>> Start
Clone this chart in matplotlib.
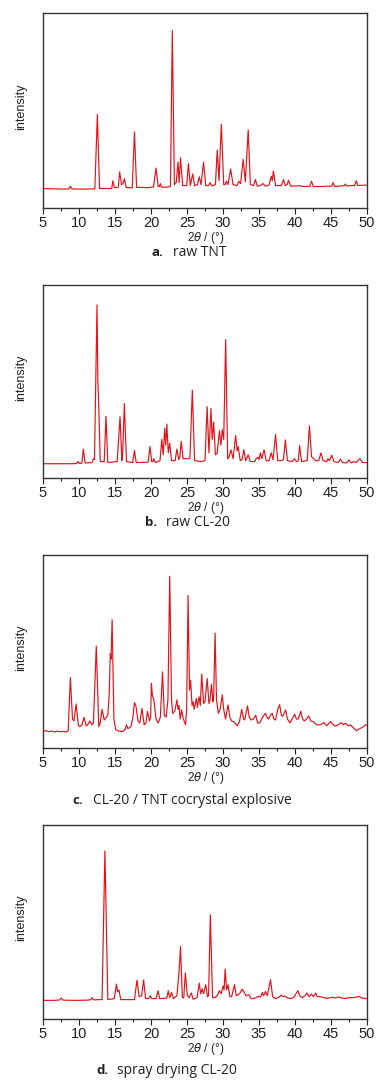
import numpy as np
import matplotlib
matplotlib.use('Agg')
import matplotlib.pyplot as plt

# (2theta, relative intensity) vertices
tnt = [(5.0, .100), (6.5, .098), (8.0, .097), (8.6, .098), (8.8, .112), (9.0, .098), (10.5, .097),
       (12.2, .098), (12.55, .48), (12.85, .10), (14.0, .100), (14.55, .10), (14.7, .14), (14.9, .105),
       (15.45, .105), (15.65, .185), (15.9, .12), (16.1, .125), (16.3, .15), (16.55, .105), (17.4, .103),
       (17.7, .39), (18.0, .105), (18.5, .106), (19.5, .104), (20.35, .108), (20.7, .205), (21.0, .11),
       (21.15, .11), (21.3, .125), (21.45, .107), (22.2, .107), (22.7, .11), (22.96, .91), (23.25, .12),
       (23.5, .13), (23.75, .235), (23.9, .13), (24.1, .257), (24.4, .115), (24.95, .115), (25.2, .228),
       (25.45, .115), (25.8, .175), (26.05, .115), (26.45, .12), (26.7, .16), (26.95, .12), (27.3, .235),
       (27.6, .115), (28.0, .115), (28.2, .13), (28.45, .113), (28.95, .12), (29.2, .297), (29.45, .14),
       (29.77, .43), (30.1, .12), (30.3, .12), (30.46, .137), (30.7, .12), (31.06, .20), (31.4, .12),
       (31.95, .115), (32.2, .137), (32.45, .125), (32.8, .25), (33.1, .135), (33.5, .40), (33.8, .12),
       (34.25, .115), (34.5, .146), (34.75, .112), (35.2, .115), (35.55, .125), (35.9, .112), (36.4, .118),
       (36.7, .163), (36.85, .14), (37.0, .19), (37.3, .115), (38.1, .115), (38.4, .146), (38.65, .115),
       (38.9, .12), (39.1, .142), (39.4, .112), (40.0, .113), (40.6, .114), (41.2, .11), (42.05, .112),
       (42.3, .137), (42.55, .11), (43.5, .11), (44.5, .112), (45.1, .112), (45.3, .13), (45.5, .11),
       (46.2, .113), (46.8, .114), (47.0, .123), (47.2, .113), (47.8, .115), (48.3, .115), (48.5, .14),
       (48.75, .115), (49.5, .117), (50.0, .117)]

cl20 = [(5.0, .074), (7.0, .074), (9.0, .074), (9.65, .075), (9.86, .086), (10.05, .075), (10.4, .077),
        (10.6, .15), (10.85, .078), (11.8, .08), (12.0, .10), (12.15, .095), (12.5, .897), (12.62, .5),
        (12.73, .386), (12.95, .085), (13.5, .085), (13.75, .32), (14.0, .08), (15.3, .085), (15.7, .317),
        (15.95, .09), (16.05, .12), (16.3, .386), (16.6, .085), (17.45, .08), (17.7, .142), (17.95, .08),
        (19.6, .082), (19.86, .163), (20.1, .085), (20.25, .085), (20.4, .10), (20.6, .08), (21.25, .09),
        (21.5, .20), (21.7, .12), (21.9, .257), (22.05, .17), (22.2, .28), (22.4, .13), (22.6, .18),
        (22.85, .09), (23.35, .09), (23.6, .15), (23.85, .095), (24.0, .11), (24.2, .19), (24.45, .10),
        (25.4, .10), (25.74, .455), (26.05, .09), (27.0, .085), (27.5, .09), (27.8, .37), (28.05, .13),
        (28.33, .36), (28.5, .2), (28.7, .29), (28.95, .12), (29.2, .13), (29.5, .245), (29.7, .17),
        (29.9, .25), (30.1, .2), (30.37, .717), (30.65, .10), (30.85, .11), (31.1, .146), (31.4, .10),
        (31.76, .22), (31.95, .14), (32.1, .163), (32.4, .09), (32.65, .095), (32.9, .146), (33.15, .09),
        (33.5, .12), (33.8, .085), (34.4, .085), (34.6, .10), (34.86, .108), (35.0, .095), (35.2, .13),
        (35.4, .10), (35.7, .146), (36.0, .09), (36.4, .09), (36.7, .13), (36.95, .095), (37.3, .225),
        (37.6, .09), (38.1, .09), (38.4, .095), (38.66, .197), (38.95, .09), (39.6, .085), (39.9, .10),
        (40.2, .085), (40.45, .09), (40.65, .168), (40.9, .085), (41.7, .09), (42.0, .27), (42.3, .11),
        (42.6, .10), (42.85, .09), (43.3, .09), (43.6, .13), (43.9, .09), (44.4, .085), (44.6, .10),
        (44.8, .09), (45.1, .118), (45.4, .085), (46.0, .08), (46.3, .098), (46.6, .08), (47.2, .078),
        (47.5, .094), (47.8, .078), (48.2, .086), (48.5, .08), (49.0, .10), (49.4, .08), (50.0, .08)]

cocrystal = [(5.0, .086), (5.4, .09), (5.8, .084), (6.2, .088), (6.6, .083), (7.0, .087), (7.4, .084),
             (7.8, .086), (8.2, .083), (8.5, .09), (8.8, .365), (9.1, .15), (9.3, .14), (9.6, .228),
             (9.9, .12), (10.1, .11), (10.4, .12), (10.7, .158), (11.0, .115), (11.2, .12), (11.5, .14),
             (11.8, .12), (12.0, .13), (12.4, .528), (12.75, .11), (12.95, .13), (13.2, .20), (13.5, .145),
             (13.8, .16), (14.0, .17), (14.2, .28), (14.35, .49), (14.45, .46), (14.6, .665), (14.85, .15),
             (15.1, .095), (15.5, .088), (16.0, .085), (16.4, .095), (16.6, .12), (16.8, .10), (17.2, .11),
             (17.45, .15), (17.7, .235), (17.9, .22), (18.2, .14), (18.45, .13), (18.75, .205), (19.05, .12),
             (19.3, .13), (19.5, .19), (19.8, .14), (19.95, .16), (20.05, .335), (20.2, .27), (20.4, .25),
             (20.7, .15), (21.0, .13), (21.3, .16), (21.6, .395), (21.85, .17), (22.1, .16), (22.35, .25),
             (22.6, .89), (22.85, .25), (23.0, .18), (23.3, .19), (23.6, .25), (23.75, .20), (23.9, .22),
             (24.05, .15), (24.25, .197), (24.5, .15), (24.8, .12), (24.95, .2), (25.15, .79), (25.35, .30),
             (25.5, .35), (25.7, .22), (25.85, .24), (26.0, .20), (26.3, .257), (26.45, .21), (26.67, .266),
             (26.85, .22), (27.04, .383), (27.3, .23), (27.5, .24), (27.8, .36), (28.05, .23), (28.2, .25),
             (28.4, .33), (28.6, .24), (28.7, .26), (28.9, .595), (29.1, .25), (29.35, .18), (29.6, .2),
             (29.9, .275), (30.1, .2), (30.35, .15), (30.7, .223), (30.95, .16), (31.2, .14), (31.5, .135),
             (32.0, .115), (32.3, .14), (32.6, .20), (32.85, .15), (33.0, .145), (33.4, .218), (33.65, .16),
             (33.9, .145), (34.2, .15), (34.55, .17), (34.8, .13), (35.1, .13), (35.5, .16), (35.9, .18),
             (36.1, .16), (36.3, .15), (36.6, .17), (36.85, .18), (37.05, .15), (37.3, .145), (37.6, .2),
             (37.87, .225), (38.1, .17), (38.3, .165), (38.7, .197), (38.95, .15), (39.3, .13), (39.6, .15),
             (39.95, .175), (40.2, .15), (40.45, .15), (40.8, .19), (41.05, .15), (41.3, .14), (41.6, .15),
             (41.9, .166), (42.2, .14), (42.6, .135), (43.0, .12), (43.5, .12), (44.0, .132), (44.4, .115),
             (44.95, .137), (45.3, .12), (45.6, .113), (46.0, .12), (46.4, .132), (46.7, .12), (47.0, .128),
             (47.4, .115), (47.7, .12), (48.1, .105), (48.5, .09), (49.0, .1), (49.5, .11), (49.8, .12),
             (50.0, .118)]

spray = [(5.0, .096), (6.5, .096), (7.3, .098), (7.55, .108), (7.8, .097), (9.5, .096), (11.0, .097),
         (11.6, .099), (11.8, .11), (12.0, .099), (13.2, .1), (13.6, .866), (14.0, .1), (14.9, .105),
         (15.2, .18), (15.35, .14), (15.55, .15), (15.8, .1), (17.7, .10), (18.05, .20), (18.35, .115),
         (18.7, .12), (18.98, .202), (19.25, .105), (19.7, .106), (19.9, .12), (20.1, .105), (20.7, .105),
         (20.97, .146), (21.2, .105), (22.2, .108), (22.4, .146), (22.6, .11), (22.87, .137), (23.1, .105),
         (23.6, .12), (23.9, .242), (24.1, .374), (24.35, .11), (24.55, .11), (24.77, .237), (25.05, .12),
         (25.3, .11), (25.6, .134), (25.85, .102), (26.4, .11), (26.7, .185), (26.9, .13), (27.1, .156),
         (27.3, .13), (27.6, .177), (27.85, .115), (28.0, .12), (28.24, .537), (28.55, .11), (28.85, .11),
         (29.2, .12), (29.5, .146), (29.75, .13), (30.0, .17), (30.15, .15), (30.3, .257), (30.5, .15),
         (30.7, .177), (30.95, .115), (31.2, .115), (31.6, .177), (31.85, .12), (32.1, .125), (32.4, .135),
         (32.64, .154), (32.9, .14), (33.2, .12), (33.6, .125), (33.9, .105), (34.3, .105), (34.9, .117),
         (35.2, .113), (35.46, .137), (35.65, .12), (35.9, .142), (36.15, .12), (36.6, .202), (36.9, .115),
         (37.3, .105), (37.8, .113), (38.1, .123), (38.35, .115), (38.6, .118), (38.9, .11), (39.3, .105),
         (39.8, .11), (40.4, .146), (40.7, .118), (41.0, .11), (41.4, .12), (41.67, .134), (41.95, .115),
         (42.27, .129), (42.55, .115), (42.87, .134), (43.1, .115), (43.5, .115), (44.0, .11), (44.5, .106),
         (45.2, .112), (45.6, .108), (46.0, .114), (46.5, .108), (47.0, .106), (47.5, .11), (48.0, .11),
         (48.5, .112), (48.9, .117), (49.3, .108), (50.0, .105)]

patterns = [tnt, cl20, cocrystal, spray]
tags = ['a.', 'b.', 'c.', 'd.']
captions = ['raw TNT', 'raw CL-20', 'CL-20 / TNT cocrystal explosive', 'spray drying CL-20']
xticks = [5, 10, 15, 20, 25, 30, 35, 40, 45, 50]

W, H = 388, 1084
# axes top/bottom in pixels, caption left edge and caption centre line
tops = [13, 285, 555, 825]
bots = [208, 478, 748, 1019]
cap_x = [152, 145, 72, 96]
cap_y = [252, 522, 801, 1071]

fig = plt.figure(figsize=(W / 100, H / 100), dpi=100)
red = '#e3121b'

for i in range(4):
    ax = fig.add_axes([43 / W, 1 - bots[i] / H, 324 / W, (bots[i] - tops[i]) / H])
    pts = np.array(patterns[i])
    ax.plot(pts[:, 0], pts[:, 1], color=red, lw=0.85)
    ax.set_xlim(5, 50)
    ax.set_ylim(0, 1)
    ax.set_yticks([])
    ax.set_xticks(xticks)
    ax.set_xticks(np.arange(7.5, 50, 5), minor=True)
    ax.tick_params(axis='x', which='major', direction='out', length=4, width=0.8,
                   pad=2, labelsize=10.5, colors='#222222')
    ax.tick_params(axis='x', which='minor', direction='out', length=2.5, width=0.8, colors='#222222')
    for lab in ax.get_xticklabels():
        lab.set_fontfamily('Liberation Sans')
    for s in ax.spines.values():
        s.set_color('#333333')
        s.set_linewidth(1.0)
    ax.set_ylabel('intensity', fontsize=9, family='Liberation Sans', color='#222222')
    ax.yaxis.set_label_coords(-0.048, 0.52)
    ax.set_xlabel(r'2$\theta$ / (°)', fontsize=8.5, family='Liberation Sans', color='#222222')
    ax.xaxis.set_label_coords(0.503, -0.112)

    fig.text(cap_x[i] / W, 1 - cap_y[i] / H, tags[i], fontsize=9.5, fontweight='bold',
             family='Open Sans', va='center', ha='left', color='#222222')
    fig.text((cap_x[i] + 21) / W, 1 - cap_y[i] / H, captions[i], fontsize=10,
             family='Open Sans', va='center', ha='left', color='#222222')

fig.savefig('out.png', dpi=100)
>> End
>> Start
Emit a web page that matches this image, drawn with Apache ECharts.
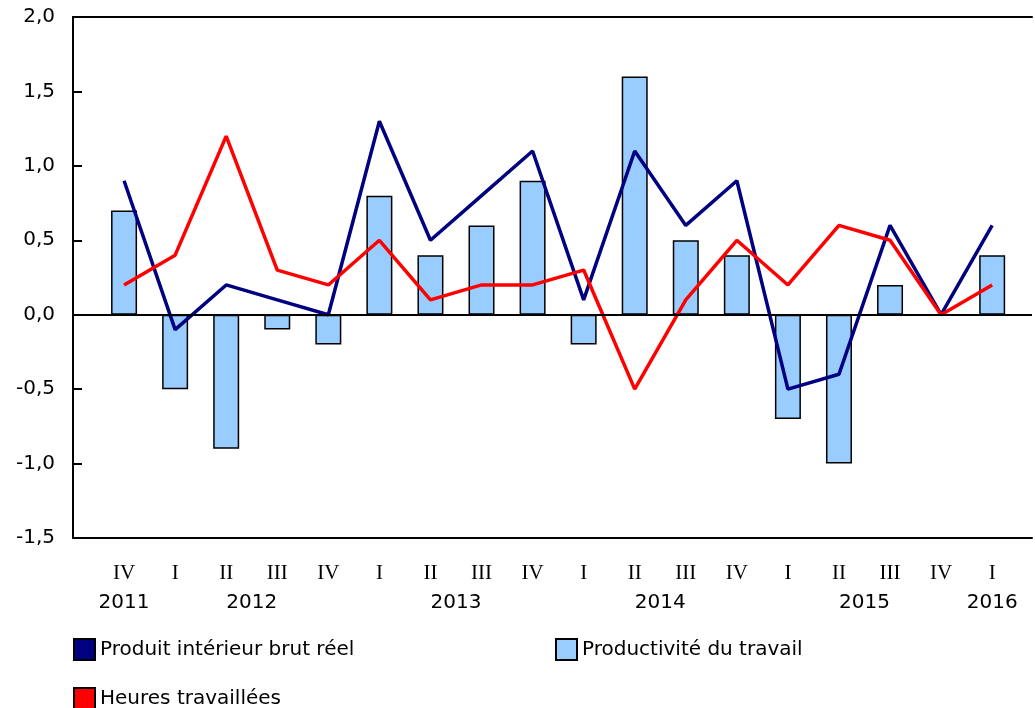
>> End
Short task »
Begin at the line that has "Clone this chart in matplotlib.", stop after the line that has "import matplotlib.pyplot as plt", and reproduce every line between them exactly and nothing else. Pictures stay out of the copy.

Solved exercise »
Clone this chart in matplotlib.
import numpy as np
import matplotlib
matplotlib.use('Agg')
import matplotlib.pyplot as plt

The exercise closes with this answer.